Local clubs like Newport, Priest River set their own goals. The focus for the Rotary Club in 2024 is youth and education, says Glazier. Earlier in the year the club applied for and received a Rotary District 5080 grant for $10,000, which the club matched with its own funds to install a new outdoor basketball court at Priest River Elementary. This affects approximately 400 students, according to Glazier.

“Luckily for our club, King Concrete Works offered to do the job and donated time and materials to cover the job over the $20,000,” Glazier says. “Without their generous donation of time, labor, and materials, we would not have been able to do the job.”

Also in April 2024, the club started its Teacher/ Staff Grant Program, an initiative that supplies local teachers and school staff members with financial assistance to secure items for their classrooms, students, and/ or schools that they may not otherwise be able to get approval from their district for. From April to June 2024, Rotary purchased nearly $5,000 worth of goods for local schools, including exercise bikes, teacher training in Spokane, basketballs, math materials, light experiment materials for science class, a starting contribution to a new PTO group, and classroom materials and supplies.

The club is also looking for sponsors for its new Senior Student of The Month Award, which highlights students from Priest River, Newport and the Pendleton Oreille River School.

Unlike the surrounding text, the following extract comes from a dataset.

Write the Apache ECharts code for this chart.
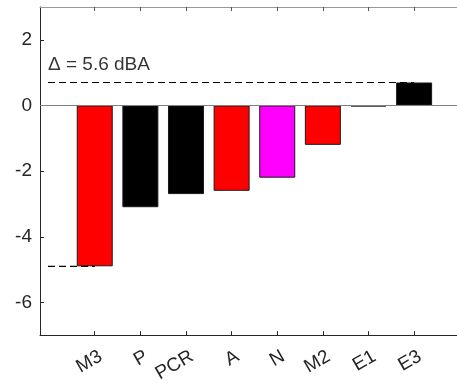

“Because our club knows that greatness comes in all shapes and sizes, we wanted to make sure we based this award off something other than academics or athletics,” Glazier says. “This award is based on good characteristics.”

The criteria for the award reads “For embodying and displaying admirable character traits including, but not limited to, compassion, kindness, work ethic, respect, responsibility, and volunteerism.”

The Rotary Club also awarded $14,000 in scholarships this year and plans to sponsor two snack and lunch stations for the annual WaCanId (Washington, Canada and Idaho) Bike Ride that attracts approximately 150 riders.

“Some of our more seasoned members would really like to be able to step down from their ‘titled’ positions into membership roles,” Glazier says. “We are looking to recruit a secretary, treasurer, vice president and someone who is willing to assist with marketing, social media, etc.”

The club is also looking for local school liaisons — someone to connect Rotary with each school in the Pend Oreille River Valley.

“This would greatly streamline our efforts and help carve out ways that Rotary could help with, and in, our local schools, including homeschooled and homelinked kiddos,” Glazier says.

In terms of connecting communities, the club continues maintenance and fundraising for the Pend Oreille River Passage Trail, a project through the Priest Community Forest Connection that seeks to build a pedestrian path from Oldtown to Sandpoint.

With all that and more on the club’s plate, Glazier hopes that more people will learn about Rotary and become interested in the opportunities to help communities, locally and abroad.

“We don’t have any eligibility requirement to join nor do we require that members attend the meetings,” Glazier says. “What we need is busy bodies with a passion for youth and education. Our goal is to serve our communities… That means public school students, homeschooled students, athletes, non-athletes, etc. We would especially love to have more connections and conduits into the homeschool and online school families.”

The Rotary Club is hosting a Back To School fundraiser Saturday, Sept. 7, 1-4 p.m. at Rotary Park, 68 Old Diamond Mill Rd. in Oldtown. There will be face painting, music, a bouncy house, food and drinks for purchase, a silent auction and lots of information on local programs and services for youth and families. All funds raised from the event will go to support the club’s Teacher/Staff Grant Program.